The point of 429 is that you will not be using up your limited bandwidth sending the actual response, which will save you at least 99% of your bandwidth quota. It is not to find IPs to block, especially if the requestor gives up after a few requests.
The IPs that you actually need to block are the ones that are actually DoSing you without stopping even after a few retries, and even then only temporarily.
The IP addresses in the screenshot are all owned by Cloudflare, meaning that their server logs are only recording the IPs of Cloudflare's reverse proxy, not the real client IPs.
Also, the logs don't show any timestamps and there doesn't seem to be any mention of the request rate in the whole article.
I'm not trying to defend OpenAI but as someone who scrapes data I think it's unfair to throw around terms "like DDOS attack" without providing basic request rate metrics. This seems to be purely based on the use of multiple IPs, which was actually caused by their own server configuration and has nothing to do with OpenAI.
How about this: these folks put up a website in order to serve customers, not for OpenAI to scoop up all their data for their own benefit. In my opinion data should only be made available to "AI" companies on an opt-in basis, but given today's reality OpenAI should at least be polite about how they harvest data.
That and the fact that they're using a log file with the timestamps omitted as evidence of "how ruthelessly an OpenAI bot was accessing the site" makes the claims in the article a bit suspect.
OpenAI isn't necessarily in the clear here, but this is a low-quality article that doesn't provide much signal either way.
AI companies cause most of traffic on forums - https://news.ycombinator.com/item?id=42549624 - Dec 2024 (438 comments)
Now everybody calls this abuse. And a lot of it is abuse, to be fair.
Now that has been mostly blocked. Every website tries really hard to block bots (and mostly fail because Google funds their crawler millions of dollars while companies raise a stink over paying a single SWE), but it's still at the point that automated interactions with companies (through third-party services for example) are not really possible.

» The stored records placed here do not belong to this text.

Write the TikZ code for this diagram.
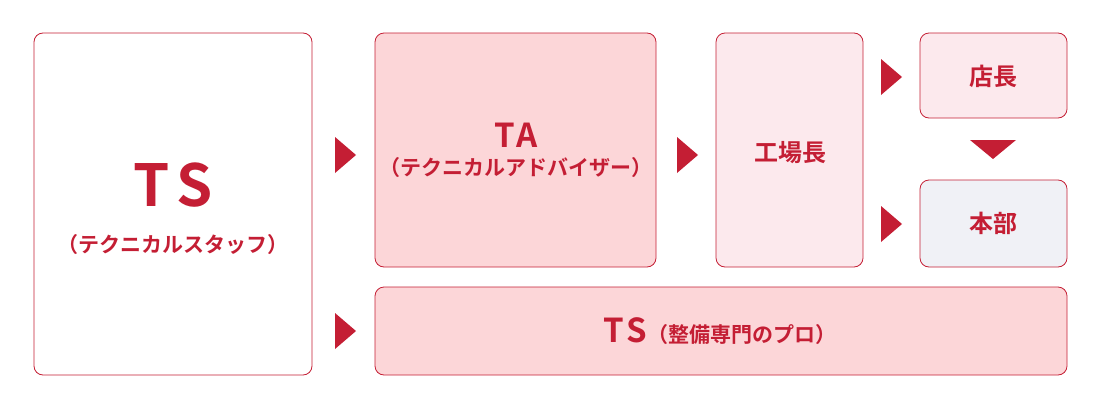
\documentclass[tikz,border=0pt]{standalone}
\usepackage{fontspec}
\newfontfamily\jpfont{Noto Sans CJK JP}[BoldFont={Noto Sans CJK JP Bold}]
\definecolor{tsred}{HTML}{C41E34}
\definecolor{tapink}{HTML}{FCD6D8}
\definecolor{lightpink}{HTML}{FCE9ED}
\definecolor{hqgrey}{HTML}{F0F1F6}
\tikzset{box/.style={draw=tsred, rounded corners=9pt, line width=0.8pt, text=tsred, font=\jpfont\bfseries, align=center}}
\begin{document}
\begin{tikzpicture}[x=1pt,y=-1pt,
			arrowr/.style={fill=tsred},
			label/.style={text=tsred, font=\jpfont\bfseries}]
			\useasboundingbox (0,0) rectangle (1100,407);
			% boxes
			\draw[box, fill=white] (34,33) rectangle (312,375);
			\draw[box, fill=tapink] (375,33) rectangle (656,267);
			\draw[box, fill=lightpink] (716,33) rectangle (863,267);
			\draw[box, fill=lightpink] (920,33) rectangle (1067,118);
			\draw[box, fill=hqgrey] (920,180) rectangle (1067,267);
			\draw[box, fill=tapink] (375,287) rectangle (1067,375);
			% texts
			\node (ts) [label, font=\jpfont\bfseries\fontsize{58}{58}\selectfont] at (173,185) {T\hspace{6pt}S};
			\node (tssub) [label, font=\jpfont\bfseries\fontsize{21}{21}\selectfont] at (173,245) {（テクニカルスタッフ）};
			\node (ta) [label, font=\jpfont\bfseries\fontsize{33}{33}\selectfont] at (516,135) {T\hspace{2pt}A};
			\node (tasub) [label, font=\jpfont\bfseries\fontsize{21}{21}\selectfont] at (516,168) {（テクニカルアドバイザー）};
			\node (plant) [label, font=\jpfont\bfseries\fontsize{24}{24}\selectfont] at (790,153) {工場長};
			\node (store) [label, font=\jpfont\bfseries\fontsize{24}{24}\selectfont] at (993,76) {店長};
			\node (hq) [label, font=\jpfont\bfseries\fontsize{24}{24}\selectfont] at (993,223) {本部};
			\node (pro) [label, font=\jpfont\bfseries\fontsize{21}{21}\selectfont] at (720,331)
				{{\fontsize{33}{33}\selectfont T\hspace{2pt}S}（整備専門のプロ）};
			% arrow heads
			\foreach \x/\y in {335/155, 677/155, 881/77, 881/224, 335/331}
				\fill[arrowr] (\x,\y-18) -- (\x+21,\y) -- (\x,\y+18) -- cycle;
			\fill[arrowr] (970,140) -- (1016,140) -- (993,159) -- cycle;
		\end{tikzpicture}
\end{document}
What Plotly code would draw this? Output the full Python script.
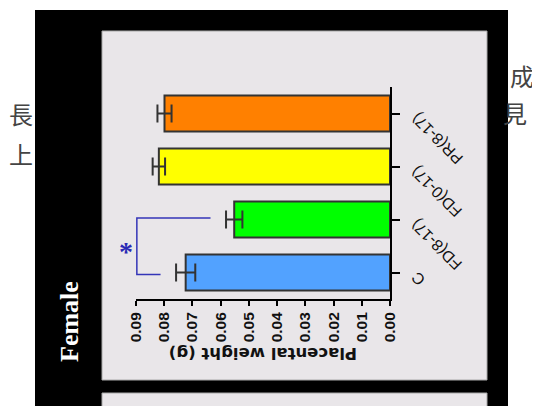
import plotly.graph_objects as go

# ---------------- data ----------------
categories = ["C", "FD(8-17)", "FD(0-17)", "PR(8-17)"]
means = [0.0724, 0.0552, 0.0819, 0.0799]
errors = [0.0034, 0.0029, 0.0022, 0.0025]
bar_colors = ["#52A2FF", "#00FF00", "#FFFF00", "#FF8000"]
x_tick_values = [0.00, 0.01, 0.02, 0.03, 0.04, 0.05, 0.06, 0.07, 0.08, 0.09]
x_tick_labels = ["0.00", "0.01", "0.02", "0.03", "0.04", "0.05", "0.06", "0.07", "0.08", "0.09"]
axis_title = "Placental weight (g)"
panel_label = "Female"
sig_pair = ["C", "FD(8-17)"]
sig_label = "*"
side_text_left = ["長", "上"]
side_text_right = ["成", "見"]

# ---------------- layout geometry (screen pixels) ----------------
W, H = 540, 406
OFF = 8  # page body margin
PL, PR_, PT, PB = 136, 390, 87, 299  # plot area on screen
PW, PH = PR_ - PL, PB - PT
ML = PL - OFF
MT = PT - OFF
MR = W - (PR_ - OFF)
MB = H - (PB - OFF)


def px(x):
    return (x - PL) / PW


def py(y):
    return (PB - y) / PH


ypos = list(range(len(categories)))

fig = go.Figure()
fig.add_trace(go.Bar(
    y=ypos, x=means, orientation="h", width=0.68,
    marker=dict(color=bar_colors, line=dict(color="#333333", width=2)),
    error_x=dict(type="data", array=errors, visible=True, color="#333333",
                 thickness=2, width=9),
    hoverinfo="skip", showlegend=False,
))

# significance bracket
i0 = categories.index(sig_pair[0])
i1 = categories.index(sig_pair[1])
arm_gap = 0.0055
bx = 0.0897
fig.add_trace(go.Scatter(
    x=[means[i1] + errors[i1] + arm_gap, bx, bx, means[i0] + errors[i0] + arm_gap],
    y=[i1 + 0.03, i1 + 0.03, i0 - 0.04, i0 - 0.04],
    mode="lines", line=dict(color="#3434b8", width=1.5),
    hoverinfo="skip", showlegend=False,
))

shapes = [
    dict(type="rect", xref="paper", yref="paper", layer="below",
         x0=px(35), x1=px(508), y0=py(430), y1=py(10),
         fillcolor="#000000", line=dict(width=0)),
    dict(type="rect", xref="paper", yref="paper", layer="below",
         x0=px(102), x1=px(487), y0=py(380), y1=py(31),
         fillcolor="#e9e6e9", line=dict(color="#a8a8a8", width=1)),
    dict(type="rect", xref="paper", yref="paper", layer="below",
         x0=px(102), x1=px(487), y0=py(430), y1=py(393),
         fillcolor="#e9e6e9", line=dict(color="#a8a8a8", width=1)),
]

annotations = []
tick_font = dict(family="Liberation Sans", size=15.5, color="#111111", weight="bold")
cat_font = dict(family="Liberation Sans", size=16, color="#111111")
for i, c in enumerate(categories):
    annotations.append(dict(
        x=px(405), xref="paper", xanchor="left",
        y=i, yref="y", yanchor="top", yshift=7,
        text=c, textangle=-135, showarrow=False, font=cat_font,
    ))

annotations.append(dict(
    x=0.5, xref="paper", y=py(353.5), yref="paper",
    xanchor="center", yanchor="middle",
    text=axis_title, textangle=180, showarrow=False,
    font=dict(family="DejaVu Sans", size=16.5, color="#111111", weight="bold"),
))
annotations.append(dict(
    x=px(69), xref="paper", y=py(322), yref="paper",
    xanchor="center", yanchor="middle",
    text=panel_label, textangle=-90, showarrow=False,
    font=dict(family="Liberation Serif", size=26, color="#ffffff", weight="bold"),
))
annotations.append(dict(
    x=0.09, xref="x", xshift=-10, y=(i0 + i1) / 2, yref="y", yshift=-5,
    xanchor="center", yanchor="middle",
    text=sig_label, showarrow=False,
    font=dict(family="Liberation Serif", size=28, color="#2a2ab5", weight="bold"),
))

cjk_font = dict(family="Noto Sans CJK TC", size=24, color="#444444")
for ch, yy in zip(side_text_left, [113, 153]):
    annotations.append(dict(x=px(21), xref="paper", y=py(yy), yref="paper",
                            xanchor="center", yanchor="middle",
                            text=ch, showarrow=False, font=cjk_font))
for ch, (xx, yy) in zip(side_text_right, [(522, 75), (515, 112)]):
    annotations.append(dict(x=px(xx), xref="paper", y=py(yy), yref="paper",
                            xanchor="center", yanchor="middle",
                            text=ch, showarrow=False, font=cjk_font))

fig.update_layout(
    width=W, height=H,
    margin=dict(l=ML, r=MR, t=MT, b=MB, pad=0),
    paper_bgcolor="#ffffff", plot_bgcolor="rgba(0,0,0,0)",
    bargap=0.32,
    shapes=shapes, annotations=annotations,
    xaxis=dict(
        range=[0.09, 0], tickvals=x_tick_values, ticktext=x_tick_labels,
        tickangle=-90, ticks="outside", ticklen=5, tickwidth=2, tickcolor="#000",
        showline=True, linecolor="#000", linewidth=2,
        showgrid=False, zeroline=False, tickfont=tick_font,
    ),
    yaxis=dict(
        range=[-0.5, 3.5], tickvals=ypos, side="right",
        ticks="outside", ticklen=8, tickwidth=2, tickcolor="#000",
        showline=True, linecolor="#000", linewidth=2,
        showgrid=False, zeroline=False, showticklabels=False,
    ),
)

fig.write_html("out.html")
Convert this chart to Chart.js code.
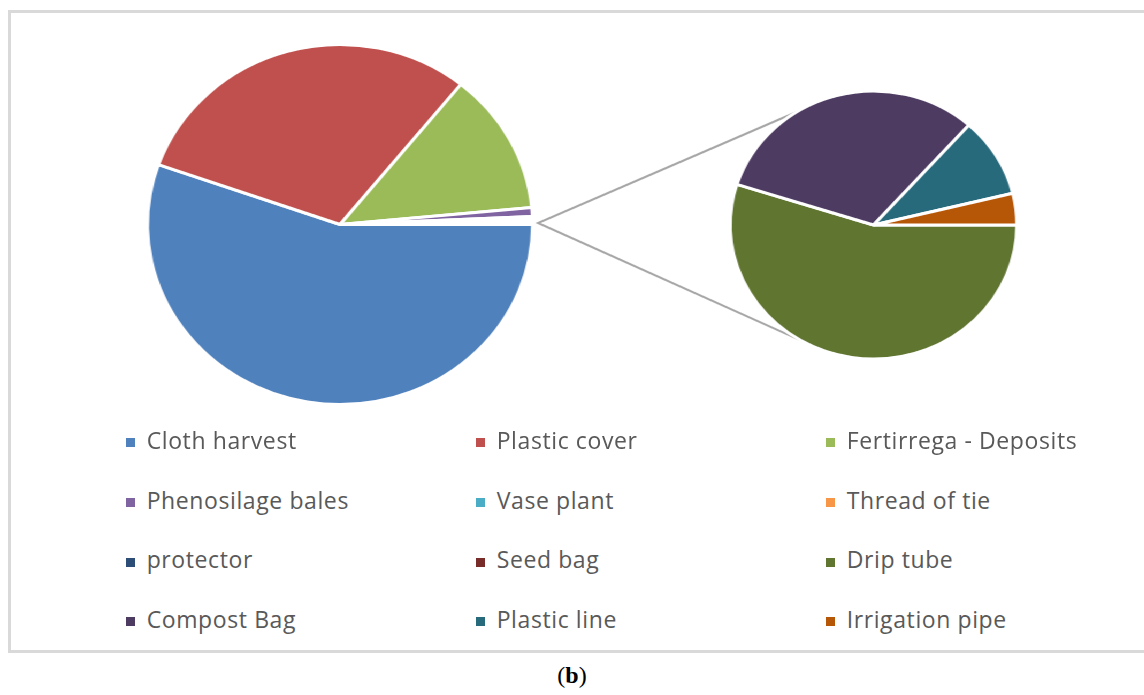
<!DOCTYPE html>
<html><head><meta charset="utf-8">
<script src="https://cdn.jsdelivr.net/npm/chart.js@4.4.1/dist/chart.umd.min.js"></script>
<style>
html,body{margin:0;padding:0;background:#fff;width:1144px;height:695px;overflow:hidden;position:relative;}
#frame{position:absolute;left:8px;top:10px;width:1160px;height:637px;border:3px solid #d9d9d9;}
#plot{position:absolute;left:0;top:0;width:1070px;height:460px;transform-origin:0 0;transform:scaleX(1.07);}
.cw{position:absolute;left:0;top:0;width:1070px;height:460px;}
.item{position:absolute;font-family:'Open Sans',sans-serif;font-size:23px;letter-spacing:0.6px;color:#595959;white-space:nowrap;line-height:23px;}
.item i{position:absolute;width:9px;height:9px;left:0;top:-4.5px;}
.item span{position:absolute;left:20.7px;top:-13.6px;}
#caption{position:absolute;top:662px;left:0;width:1144px;text-align:center;font-family:'Liberation Serif',serif;font-size:24px;color:#000;}
</style>
</head><body>
<div id="frame"></div>
<div id="plot">
  <div class="cw"><canvas id="left"></canvas></div>
  <div class="cw"><canvas id="right"></canvas></div>
</div>
<div id="legend"></div>
<div id="caption">(<b>b</b>)</div>
<script>
// ---- data ----
const categories = ['Cloth harvest','Plastic cover','Fertirrega - Deposits','Phenosilage bales','Vase plant','Thread of tie','protector','Seed bag','Drip tube','Compost Bag','Plastic line','Irrigation pipe'];
const colors = ['#4F81BD','#C0504D','#9BBB59','#8064A2','#4BACC6','#F79646','#2C4D75','#772C2A','#5F7530','#4D3B62','#276A7C','#B65708'];
// first pie (percent of total); last entry = "Other" (second pie combined)
const firstPieLabels = ['Cloth harvest','Plastic cover','Fertirrega - Deposits','Phenosilage bales','Vase plant','Thread of tie','protector','Seed bag','Other'];
const firstPieValues = [55.4, 30.4, 12.7, 0.8, 0, 0, 0, 0, 0.7];
// second pie (share of "Other", percent)
const secondPieLabels = ['Drip tube','Compost Bag','Plastic line','Irrigation pipe'];
const secondPieValues = [54.9, 31.7, 9.6, 3.8];

const colorOf = l => l === 'Other' ? 'rgba(255,255,255,0)' : colors[categories.indexOf(l)];

const common = {
  responsive: true, maintainAspectRatio: false, animation: false, events: [],
  rotation: 90,
  plugins: { legend: { display: false }, tooltip: { enabled: false } }
};

const leftChart = new Chart(document.getElementById('left'), {
  type: 'pie',
  data: { labels: firstPieLabels, datasets: [{ data: firstPieValues,
    backgroundColor: firstPieLabels.map(colorOf), borderColor: '#ffffff', borderWidth: 3, radius: 180 }] },
  options: Object.assign({}, common, { layout: { padding: { left: 0, right: 434.4, top: 0, bottom: 11 } } })
});

const connector = {
  id: 'connector',
  beforeDatasetsDraw(chart) {
    const lm = leftChart.getDatasetMeta(0).data;
    const other = lm[lm.length - 1].getProps(['x','y','endAngle','outerRadius'], true);
    const vx = other.x + (other.outerRadius + 5) * Math.cos(other.endAngle);
    const vy = other.y + (other.outerRadius + 5) * Math.sin(other.endAngle) - 1.5;
    const r = chart.getDatasetMeta(0).data[0].getProps(['x','y','outerRadius'], true);
    const a1 = -122.5 * Math.PI / 180, a2 = 121 * Math.PI / 180;
    const ctx = chart.ctx;
    ctx.save();
    ctx.strokeStyle = '#a6a6a6';
    ctx.lineWidth = 2;
    ctx.beginPath();
    ctx.moveTo(r.x + r.outerRadius * Math.cos(a1), r.y + r.outerRadius * Math.sin(a1));
    ctx.lineTo(vx, vy);
    ctx.lineTo(r.x + r.outerRadius * Math.cos(a2), r.y + r.outerRadius * Math.sin(a2));
    ctx.stroke();
    ctx.restore();
  }
};

const rightChart = new Chart(document.getElementById('right'), {
  type: 'pie',
  data: { labels: secondPieLabels, datasets: [{ data: secondPieValues,
    backgroundColor: secondPieLabels.map(colorOf), borderColor: '#ffffff', borderWidth: 3, radius: 134 }] },
  options: Object.assign({}, common, { layout: { padding: { left: 562.8, right: 0, top: 0, bottom: 10 } } }),
  plugins: [connector]
});

// ---- legend ----
const legend = document.getElementById('legend');
const colX = [126, 476, 826];
const rowY = [442.5, 502.2, 562, 621.7];
categories.forEach((c, i) => {
  const d = document.createElement('div');
  d.className = 'item';
  d.style.left = colX[i % 3] + 'px';
  d.style.top = rowY[Math.floor(i / 3)] + 'px';
  d.innerHTML = '<i style="background:' + colors[i] + '"></i><span>' + c + '</span>';
  legend.appendChild(d);
});
</script>
</body></html>
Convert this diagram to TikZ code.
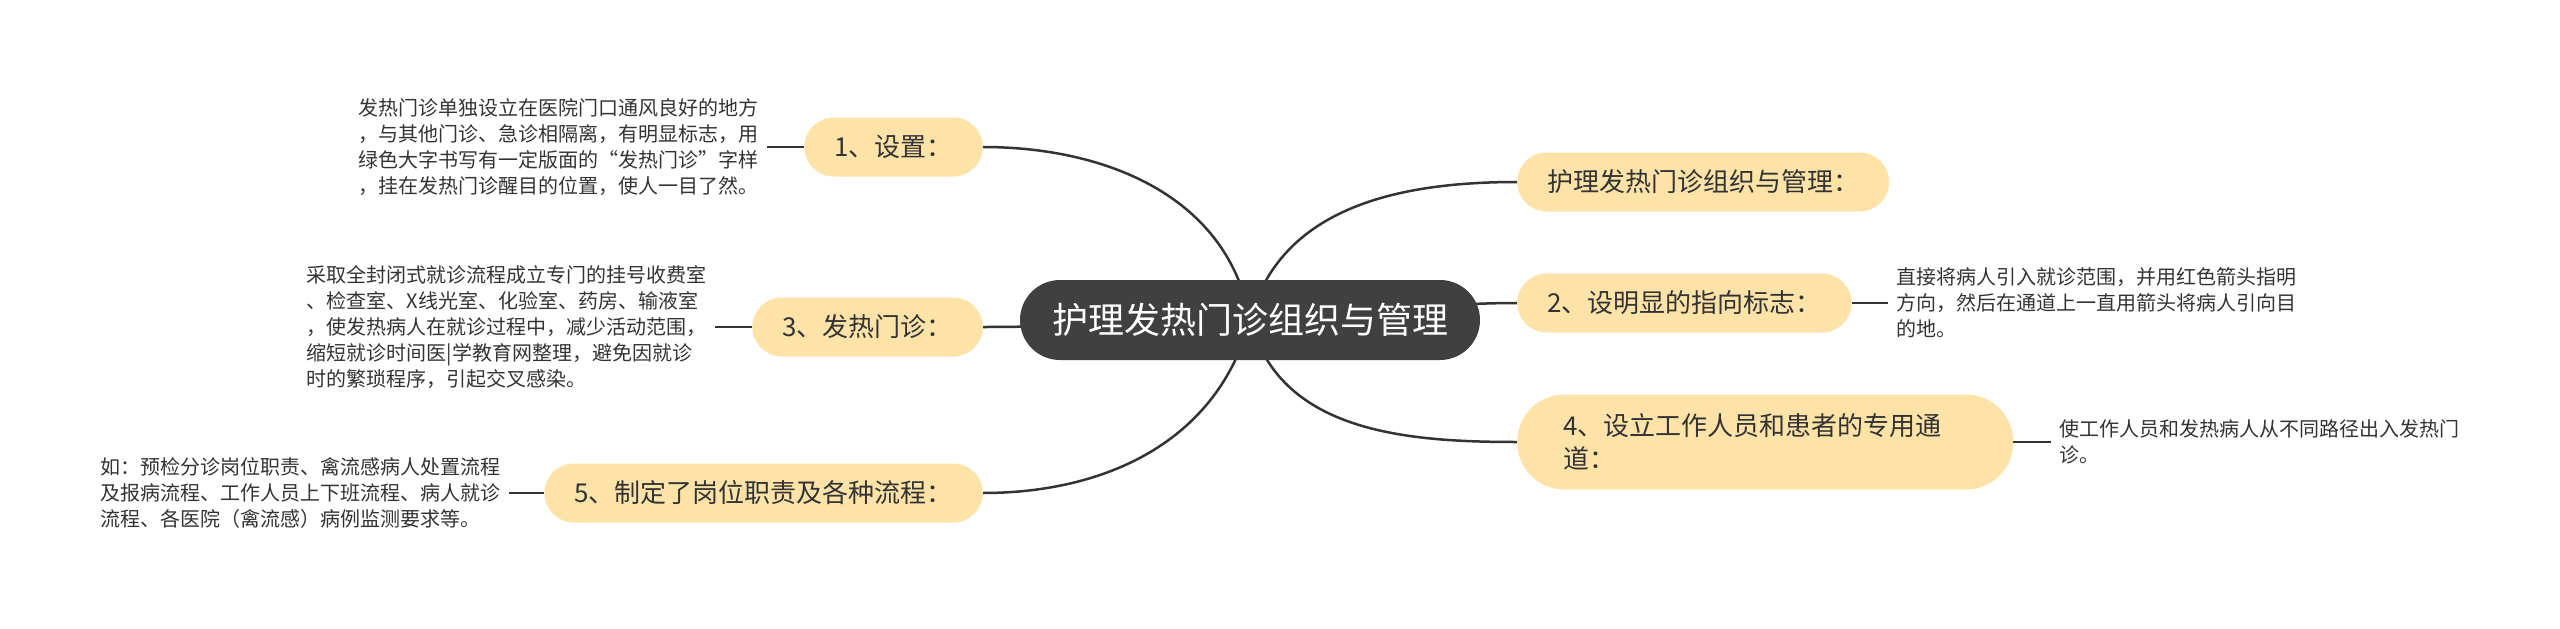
\documentclass[tikz,border=0pt]{standalone}
\usepackage{fontspec}
\setmainfont{Noto Sans CJK SC}
\usepackage{tikz}
\usetikzlibrary{backgrounds}
\definecolor{rootgray}{HTML}{404040}
\definecolor{topicyellow}{HTML}{FDE3A8}
\definecolor{inkgray}{HTML}{333333}

\begin{document}
\begin{tikzpicture}[
  root/.style={rectangle,rounded corners=40bp,fill=rootgray,text=white,minimum height=80bp,minimum width=460bp,inner xsep=0bp,inner ysep=0bp,font=\fontsize{36bp}{44bp}\selectfont},
  topic/.style={rectangle,rounded corners=29.5bp,fill=topicyellow,text=inkgray,minimum height=59bp,inner xsep=30bp,inner ysep=0bp,font=\fontsize{26bp}{33bp}\selectfont},
  note/.style={text=inkgray,align=left,inner xsep=8bp,inner ysep=0bp,font=\fontsize{20bp}{26bp}\selectfont},
  link/.style={draw=inkgray,line width=2.5bp}
]
\useasboundingbox (0bp,0bp) rectangle (2560bp,-629bp);
\node (root) at (1250bp,-320bp)[root] {护理发热门诊组织与管理};
\node (set) at (983bp,-147bp)[topic,anchor=east] {1、设置：};
\node (clinic) at (983bp,-327bp)[topic,anchor=east] {3、发热门诊：};
\node (flow) at (983bp,-493bp)[topic,anchor=east] {5、制定了岗位职责及各种流程：};
\node (manage) at (1517bp,-182bp)[topic,anchor=west] {护理发热门诊组织与管理：};
\node (sign) at (1517bp,-303bp)[topic,anchor=west] {2、设明显的指向标志：};
\node (path) at (1517bp,-442bp)[topic,anchor=west,rounded corners=47bp,minimum height=95bp,inner xsep=46bp,text width=404bp,align=left] {4、设立工作人员和患者的专用通\\道：};
\node (setnote) at (767bp,-147bp)[note,anchor=east] {发热门诊单独设立在医院门口通风良好的地方\\，与其他门诊、急诊相隔离，有明显标志，用\\绿色大字书写有一定版面的“发热门诊”字样\\，挂在发热门诊醒目的位置，使人一目了然。};
\node (clinicnote) at (715bp,-327bp)[note,anchor=east] {采取全封闭式就诊流程成立专门的挂号收费室\\、检查室、X线光室、化验室、药房、输液室\\，使发热病人在就诊过程中，减少活动范围，\\缩短就诊时间医|学教育网整理，避免因就诊\\时的繁琐程序，引起交叉感染。};
\node (flownote) at (509bp,-493bp)[note,anchor=east] {如：预检分诊岗位职责、禽流感病人处置流程\\及报病流程、工作人员上下班流程、病人就诊\\流程、各医院（禽流感）病例监测要求等。};
\node (signnote) at (1888bp,-303bp)[note,anchor=west] {直接将病人引入就诊范围，并用红色箭头指明\\方向，然后在通道上一直用箭头将病人引向目\\的地。};
\node (pathnote) at (2051bp,-442bp)[note,anchor=west] {使工作人员和发热病人从不同路径出入发热门\\诊。};
\draw[link] (set.west) -- (setnote.east);
\draw[link] (clinic.west) -- (clinicnote.east);
\draw[link] (flow.west) -- (flownote.east);
\draw[link] (sign.east) -- (signnote.west);
\draw[link] (path.east) -- (pathnote.west);
\begin{pgfonlayer}{background}
\draw[link] (root.center) to[out=100,in=0] (set.east);
\draw[link] (root.center) to[out=180,in=0] (clinic.east);
\draw[link] (root.center) to[out=255,in=0] (flow.east);
\draw[link] (root.center) to[out=75,in=180] (manage.west);
\draw[link] (root.center) to[out=0,in=180] (sign.west);
\draw[link] (root.center) to[out=285,in=180] (path.west);
\end{pgfonlayer}
\end{tikzpicture}
\end{document}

I cannot give my credit card info to a company and have it order my favorite foods to my home every day, for example.
What AI promises, in a way, is to re-enable this. Because AI bots are unblockable (they're more human than humans as far as these tests are concerned). For companies, and for users. And that would be a way to ... put API's into people and companies again.
Back to step 1.
Yes, VCs want this because it's an opportunity for a double-sided marketplace, but I still want it too.
I wonder to what extent is what these FANG businesses want with AI can be described as just "an API into businesses that don't want to provide an API".
It's time to level up in this arms race. Let's stop delivering html documents, use animated rendering of information that is positioned in a scene so that the user has to move elements around for it to be recognizable, like a full site captcha. It doesn't need to be overly complex for the user that can intuitively navigate even a 3D world, but will take x1000 more processing for OpenAI. Feel free to come up with your creative designs to make automation more difficult.
It seems that any router or switch over 100G is extremely expensive, and often requires some paid for OS.
The pro move would be to not block these bots. Well I guess block them if you truly can't handle their throughput request (would an ASN blacklist work?)
Or if you want to force them to slow down, start sending data, but only a random % of responses are sent (so say ignore 85% of the traffic they spam you with, and reply to the others at a super low rate or you could purposely send bad data)
Or perhaps reachout to your peering partners and talk about traffic shaping these requests.